> [Direction] Check each line of the listing below for the string "this", and copy the ones that have it.

══════

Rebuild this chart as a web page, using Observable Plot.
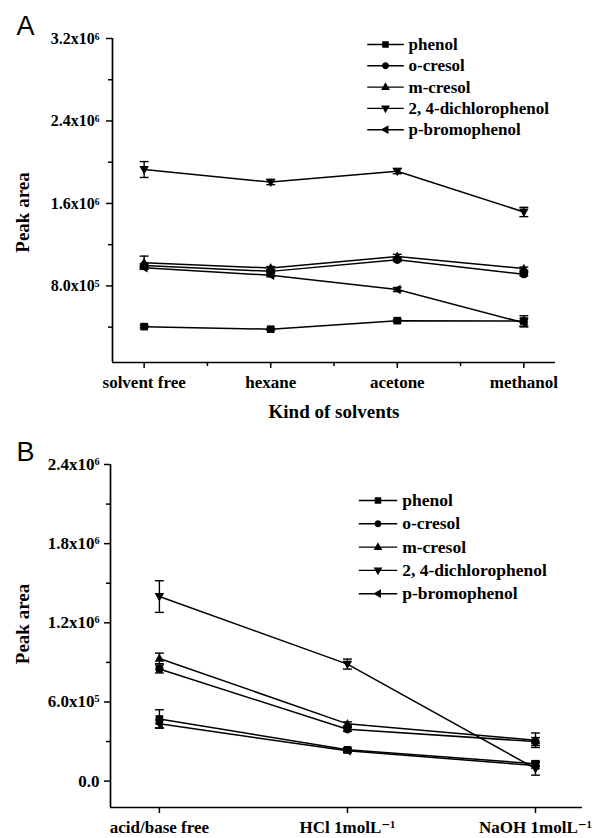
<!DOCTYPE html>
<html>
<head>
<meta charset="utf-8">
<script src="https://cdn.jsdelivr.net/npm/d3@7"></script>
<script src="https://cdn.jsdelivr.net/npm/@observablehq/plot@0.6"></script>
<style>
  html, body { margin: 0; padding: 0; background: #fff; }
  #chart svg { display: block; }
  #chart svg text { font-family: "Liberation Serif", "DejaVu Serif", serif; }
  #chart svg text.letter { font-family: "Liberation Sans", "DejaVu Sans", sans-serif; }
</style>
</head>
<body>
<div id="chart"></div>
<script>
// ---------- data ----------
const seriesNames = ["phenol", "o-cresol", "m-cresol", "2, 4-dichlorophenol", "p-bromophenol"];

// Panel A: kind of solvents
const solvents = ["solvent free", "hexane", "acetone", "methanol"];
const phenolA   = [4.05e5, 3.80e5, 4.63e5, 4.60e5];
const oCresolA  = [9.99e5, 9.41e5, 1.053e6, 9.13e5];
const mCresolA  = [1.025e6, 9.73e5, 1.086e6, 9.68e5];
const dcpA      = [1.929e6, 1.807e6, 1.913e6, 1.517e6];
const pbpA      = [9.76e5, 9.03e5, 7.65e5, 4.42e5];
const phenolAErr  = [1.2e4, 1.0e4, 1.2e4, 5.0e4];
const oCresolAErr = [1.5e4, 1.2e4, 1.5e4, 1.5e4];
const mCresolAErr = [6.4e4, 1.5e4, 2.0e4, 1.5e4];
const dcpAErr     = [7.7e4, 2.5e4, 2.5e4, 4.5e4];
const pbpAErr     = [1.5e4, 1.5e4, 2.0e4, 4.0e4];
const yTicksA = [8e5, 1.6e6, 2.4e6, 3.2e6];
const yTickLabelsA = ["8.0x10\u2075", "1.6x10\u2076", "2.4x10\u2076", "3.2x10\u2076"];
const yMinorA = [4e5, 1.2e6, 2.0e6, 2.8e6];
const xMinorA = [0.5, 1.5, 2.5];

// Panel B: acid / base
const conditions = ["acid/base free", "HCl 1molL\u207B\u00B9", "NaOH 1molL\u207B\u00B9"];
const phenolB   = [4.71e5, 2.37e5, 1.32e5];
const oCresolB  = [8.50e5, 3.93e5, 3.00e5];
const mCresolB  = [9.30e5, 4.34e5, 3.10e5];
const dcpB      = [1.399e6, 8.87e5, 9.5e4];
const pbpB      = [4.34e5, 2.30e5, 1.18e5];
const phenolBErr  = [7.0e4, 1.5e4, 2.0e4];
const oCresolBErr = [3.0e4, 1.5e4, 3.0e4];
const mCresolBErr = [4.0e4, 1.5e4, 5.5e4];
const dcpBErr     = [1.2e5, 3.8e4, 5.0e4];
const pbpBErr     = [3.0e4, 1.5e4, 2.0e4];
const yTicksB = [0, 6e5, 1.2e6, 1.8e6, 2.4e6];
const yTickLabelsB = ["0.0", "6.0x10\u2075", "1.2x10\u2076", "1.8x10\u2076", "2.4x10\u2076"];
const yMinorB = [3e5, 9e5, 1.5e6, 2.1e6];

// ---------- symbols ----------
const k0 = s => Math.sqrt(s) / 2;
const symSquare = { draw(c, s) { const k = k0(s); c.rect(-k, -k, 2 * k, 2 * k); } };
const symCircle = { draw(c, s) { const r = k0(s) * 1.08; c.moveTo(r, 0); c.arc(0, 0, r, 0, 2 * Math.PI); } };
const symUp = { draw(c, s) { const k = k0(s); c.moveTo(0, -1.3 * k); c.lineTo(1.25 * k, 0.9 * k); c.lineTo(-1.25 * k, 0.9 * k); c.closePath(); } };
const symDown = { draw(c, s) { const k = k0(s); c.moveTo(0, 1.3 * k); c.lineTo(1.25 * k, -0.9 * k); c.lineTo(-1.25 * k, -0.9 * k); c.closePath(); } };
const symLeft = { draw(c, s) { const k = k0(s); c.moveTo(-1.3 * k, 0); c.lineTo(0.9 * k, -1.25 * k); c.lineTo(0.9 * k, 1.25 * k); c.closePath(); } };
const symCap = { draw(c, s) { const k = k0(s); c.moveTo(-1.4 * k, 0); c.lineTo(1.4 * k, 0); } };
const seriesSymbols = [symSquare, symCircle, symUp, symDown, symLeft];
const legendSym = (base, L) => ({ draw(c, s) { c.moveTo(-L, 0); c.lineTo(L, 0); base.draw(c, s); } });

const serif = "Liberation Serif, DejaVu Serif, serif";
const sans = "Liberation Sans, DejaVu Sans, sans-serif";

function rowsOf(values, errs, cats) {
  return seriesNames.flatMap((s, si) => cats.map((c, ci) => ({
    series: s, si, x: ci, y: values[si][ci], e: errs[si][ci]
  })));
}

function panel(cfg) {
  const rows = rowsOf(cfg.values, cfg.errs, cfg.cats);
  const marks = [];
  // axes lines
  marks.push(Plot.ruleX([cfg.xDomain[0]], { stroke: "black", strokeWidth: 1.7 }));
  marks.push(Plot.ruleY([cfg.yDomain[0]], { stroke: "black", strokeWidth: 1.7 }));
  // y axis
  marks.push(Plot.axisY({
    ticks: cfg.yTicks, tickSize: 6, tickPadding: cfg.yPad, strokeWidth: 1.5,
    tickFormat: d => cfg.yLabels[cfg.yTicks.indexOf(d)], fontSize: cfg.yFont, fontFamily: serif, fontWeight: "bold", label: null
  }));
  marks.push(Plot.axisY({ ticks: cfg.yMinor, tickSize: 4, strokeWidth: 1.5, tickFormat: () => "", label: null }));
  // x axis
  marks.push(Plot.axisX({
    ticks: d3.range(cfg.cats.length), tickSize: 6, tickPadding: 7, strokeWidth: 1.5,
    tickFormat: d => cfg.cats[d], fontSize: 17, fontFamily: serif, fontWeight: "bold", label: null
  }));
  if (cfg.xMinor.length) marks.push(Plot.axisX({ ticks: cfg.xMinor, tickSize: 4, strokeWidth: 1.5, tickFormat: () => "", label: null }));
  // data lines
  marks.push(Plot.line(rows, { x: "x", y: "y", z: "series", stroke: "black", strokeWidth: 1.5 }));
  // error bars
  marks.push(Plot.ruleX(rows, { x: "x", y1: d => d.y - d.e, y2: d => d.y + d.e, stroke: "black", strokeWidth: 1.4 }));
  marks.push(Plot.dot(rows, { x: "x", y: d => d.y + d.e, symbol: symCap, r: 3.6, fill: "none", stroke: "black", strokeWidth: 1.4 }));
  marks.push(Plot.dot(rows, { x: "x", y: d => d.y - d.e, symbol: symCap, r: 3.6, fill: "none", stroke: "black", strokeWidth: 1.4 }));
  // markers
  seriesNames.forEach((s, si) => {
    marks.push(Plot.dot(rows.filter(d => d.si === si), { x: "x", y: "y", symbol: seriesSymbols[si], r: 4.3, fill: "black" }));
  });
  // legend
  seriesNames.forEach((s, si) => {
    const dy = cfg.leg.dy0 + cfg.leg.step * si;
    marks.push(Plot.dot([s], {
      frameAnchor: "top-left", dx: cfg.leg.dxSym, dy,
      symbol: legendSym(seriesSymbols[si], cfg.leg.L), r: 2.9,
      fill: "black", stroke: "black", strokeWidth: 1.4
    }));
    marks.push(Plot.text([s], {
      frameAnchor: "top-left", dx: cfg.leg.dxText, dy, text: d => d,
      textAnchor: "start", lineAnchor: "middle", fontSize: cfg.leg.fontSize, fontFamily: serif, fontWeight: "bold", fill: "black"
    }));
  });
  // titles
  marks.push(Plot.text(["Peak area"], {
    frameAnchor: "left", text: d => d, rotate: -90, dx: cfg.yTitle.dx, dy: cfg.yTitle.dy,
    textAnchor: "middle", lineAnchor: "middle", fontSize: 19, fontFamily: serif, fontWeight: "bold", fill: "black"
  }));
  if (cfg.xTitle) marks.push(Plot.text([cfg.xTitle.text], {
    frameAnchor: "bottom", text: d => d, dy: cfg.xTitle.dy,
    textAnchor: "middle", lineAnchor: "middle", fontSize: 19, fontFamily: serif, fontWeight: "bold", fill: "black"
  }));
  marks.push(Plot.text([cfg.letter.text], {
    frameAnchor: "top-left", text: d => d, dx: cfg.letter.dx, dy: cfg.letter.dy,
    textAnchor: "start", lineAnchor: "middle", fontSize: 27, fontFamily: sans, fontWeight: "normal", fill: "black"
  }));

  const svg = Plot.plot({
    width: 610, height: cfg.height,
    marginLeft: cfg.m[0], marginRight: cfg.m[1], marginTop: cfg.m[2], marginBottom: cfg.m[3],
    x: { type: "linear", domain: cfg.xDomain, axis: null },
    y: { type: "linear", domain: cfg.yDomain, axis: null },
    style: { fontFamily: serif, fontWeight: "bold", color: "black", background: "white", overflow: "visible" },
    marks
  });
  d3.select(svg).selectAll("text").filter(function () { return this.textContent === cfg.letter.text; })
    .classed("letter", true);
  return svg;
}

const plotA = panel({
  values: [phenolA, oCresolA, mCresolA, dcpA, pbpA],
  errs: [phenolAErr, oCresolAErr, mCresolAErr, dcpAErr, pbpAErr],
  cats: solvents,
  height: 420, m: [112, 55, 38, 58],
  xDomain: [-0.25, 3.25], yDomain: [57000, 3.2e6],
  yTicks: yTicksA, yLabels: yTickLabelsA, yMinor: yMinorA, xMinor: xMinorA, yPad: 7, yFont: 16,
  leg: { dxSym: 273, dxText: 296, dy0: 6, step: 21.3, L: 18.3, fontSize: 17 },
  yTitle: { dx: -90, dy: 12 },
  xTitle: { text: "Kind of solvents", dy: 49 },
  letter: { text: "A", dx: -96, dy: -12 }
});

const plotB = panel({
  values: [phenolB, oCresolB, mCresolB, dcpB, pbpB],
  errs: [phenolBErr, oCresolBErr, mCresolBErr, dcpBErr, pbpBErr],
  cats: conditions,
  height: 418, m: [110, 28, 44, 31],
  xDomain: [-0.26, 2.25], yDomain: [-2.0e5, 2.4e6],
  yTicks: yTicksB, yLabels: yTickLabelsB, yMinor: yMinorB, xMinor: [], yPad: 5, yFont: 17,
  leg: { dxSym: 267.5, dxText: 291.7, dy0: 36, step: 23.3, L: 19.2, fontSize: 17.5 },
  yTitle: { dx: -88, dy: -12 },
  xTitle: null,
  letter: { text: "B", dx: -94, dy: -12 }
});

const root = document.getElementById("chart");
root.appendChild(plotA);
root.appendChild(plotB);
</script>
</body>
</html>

══════

> [Solved exercise]
Rebuild this chart as a web page, using Observable Plot.
  d3.select(svg).selectAll("text").filter(function () { return this.textContent === cfg.letter.text; })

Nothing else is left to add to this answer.